**GIVEN TASK**
Transcribe the listing verbatim. Do not carry over any pictures.

-=-=-

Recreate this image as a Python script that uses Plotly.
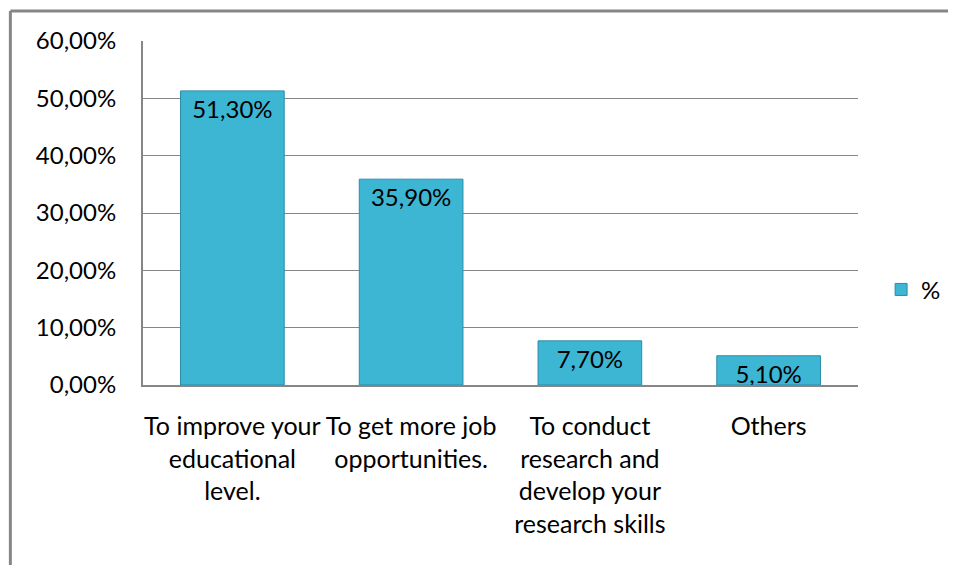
import plotly.graph_objects as go

categories = [
    "To improve your<br>educational<br>level.",
    "To get more job<br>opportunities.",
    "To conduct<br>research and<br>develop your<br>research skills",
    "Others",
]
values = [0.513, 0.359, 0.077, 0.051]
series_name = "%"
y_ticks = [0, 0.1, 0.2, 0.3, 0.4, 0.5, 0.6]

FONT = "Lato, Carlito, Calibri, sans-serif"
GRAY = "#868686"

fig = go.Figure()
fig.add_trace(go.Bar(
    x=categories,
    y=values,
    name=series_name,
    marker=dict(color="#3DB6D3", line=dict(color="#2A8DA9", width=1)),
    texttemplate="%{y:.2%}",
    textposition="inside",
    insidetextanchor="end",
    constraintext="none",
    textfont=dict(family=FONT, size=24, color="#000000"),
    showlegend=True,
))

fig.update_layout(
    width=948,
    height=557,
    margin=dict(l=135, r=98, t=33, b=180, autoexpand=False),
    paper_bgcolor="white",
    plot_bgcolor="white",
    separators=",.",
    bargap=0.42,
    font=dict(family=FONT, size=24, color="#000000"),
    showlegend=True,
    legend=dict(
        xref="container", yref="container",
        x=0.921, y=0.494, xanchor="left", yanchor="middle",
        font=dict(family=FONT, size=24, color="#000000"),
        itemwidth=30,
    ),
    xaxis=dict(
        showline=True, linecolor=GRAY, linewidth=2,
        ticks="", showgrid=False,
        tickfont=dict(family=FONT, size=25, color="#000000"),
        ticklabelstandoff=18,
    ),
    yaxis=dict(
        range=[0, 0.6],
        tickvals=y_ticks,
        tickformat=".2%",
        showline=True, linecolor=GRAY, linewidth=2,
        showgrid=True, gridcolor=GRAY, gridwidth=1,
        zeroline=False,
        ticks="",
        ticklabelstandoff=20,
        tickfont=dict(family=FONT, size=24, color="#000000"),
    ),
    shapes=[
        dict(type="line", xref="paper", yref="paper",
             x0=-0.1855, x1=1.2, y0=1.087, y1=1.087,
             line=dict(color=GRAY, width=3)),
        dict(type="line", xref="paper", yref="paper",
             x0=-0.1855, x1=-0.1855, y0=1.087, y1=-0.6,
             line=dict(color=GRAY, width=3)),
    ],
)

fig.write_html("out.html")
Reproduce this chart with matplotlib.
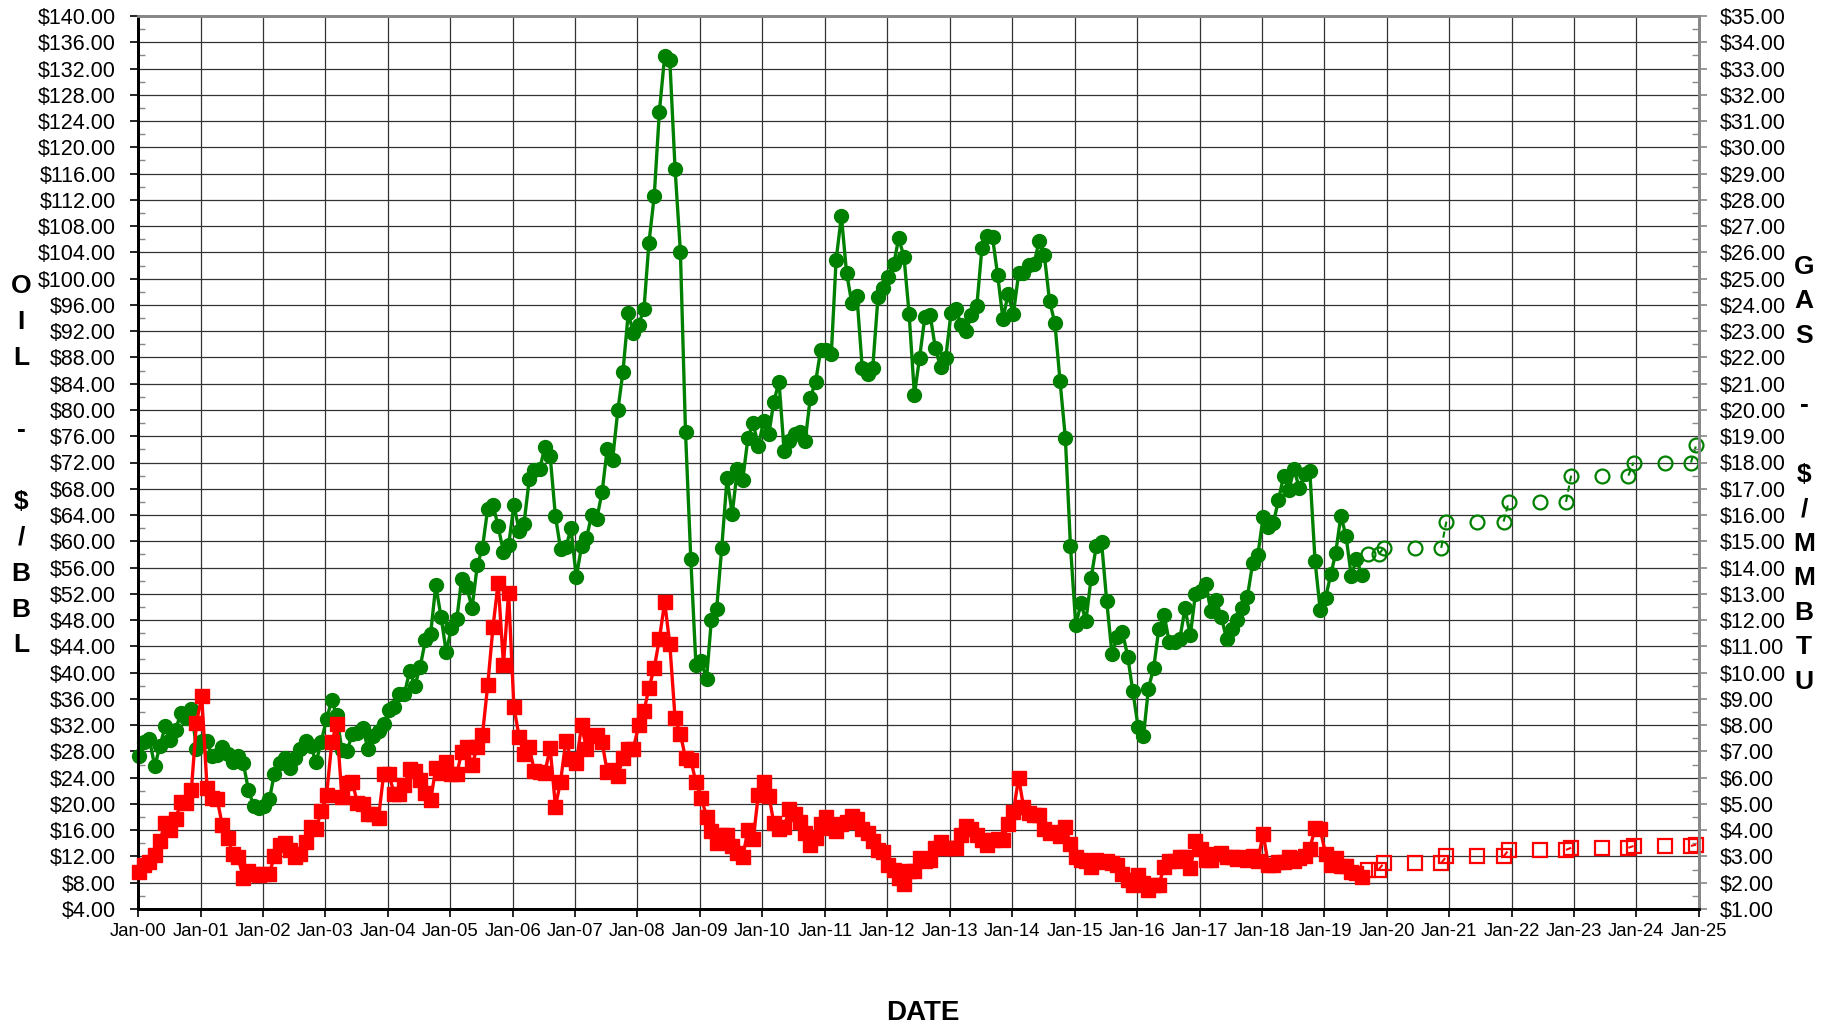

-=-=-

**EXERCISE OUTPUT**
Recreate this image as a Python script that uses Plotly.
import plotly.graph_objects as go

categories = [
    "To improve your<br>educational<br>level.",
    "To get more job<br>opportunities.",
    "To conduct<br>research and<br>develop your<br>research skills",
    "Others",
]
values = [0.513, 0.359, 0.077, 0.051]
series_name = "%"
y_ticks = [0, 0.1, 0.2, 0.3, 0.4, 0.5, 0.6]

FONT = "Lato, Carlito, Calibri, sans-serif"
GRAY = "#868686"

fig = go.Figure()
fig.add_trace(go.Bar(
    x=categories,
    y=values,
    name=series_name,
    marker=dict(color="#3DB6D3", line=dict(color="#2A8DA9", width=1)),
    texttemplate="%{y:.2%}",
    textposition="inside",
    insidetextanchor="end",
    constraintext="none",
    textfont=dict(family=FONT, size=24, color="#000000"),
    showlegend=True,
))

fig.update_layout(
    width=948,
    height=557,
    margin=dict(l=135, r=98, t=33, b=180, autoexpand=False),
    paper_bgcolor="white",
    plot_bgcolor="white",
    separators=",.",
    bargap=0.42,
    font=dict(family=FONT, size=24, color="#000000"),
    showlegend=True,
    legend=dict(
        xref="container", yref="container",
        x=0.921, y=0.494, xanchor="left", yanchor="middle",
        font=dict(family=FONT, size=24, color="#000000"),
        itemwidth=30,
    ),
    xaxis=dict(
        showline=True, linecolor=GRAY, linewidth=2,
        ticks="", showgrid=False,
        tickfont=dict(family=FONT, size=25, color="#000000"),
        ticklabelstandoff=18,
    ),
    yaxis=dict(
        range=[0, 0.6],
        tickvals=y_ticks,
        tickformat=".2%",
        showline=True, linecolor=GRAY, linewidth=2,
        showgrid=True, gridcolor=GRAY, gridwidth=1,
        zeroline=False,
        ticks="",
        ticklabelstandoff=20,
        tickfont=dict(family=FONT, size=24, color="#000000"),
    ),
    shapes=[
        dict(type="line", xref="paper", yref="paper",
             x0=-0.1855, x1=1.2, y0=1.087, y1=1.087,
             line=dict(color=GRAY, width=3)),
        dict(type="line", xref="paper", yref="paper",
             x0=-0.1855, x1=-0.1855, y0=1.087, y1=-0.6,
             line=dict(color=GRAY, width=3)),
    ],
)

fig.write_html("out.html")
Reproduce this chart with matplotlib.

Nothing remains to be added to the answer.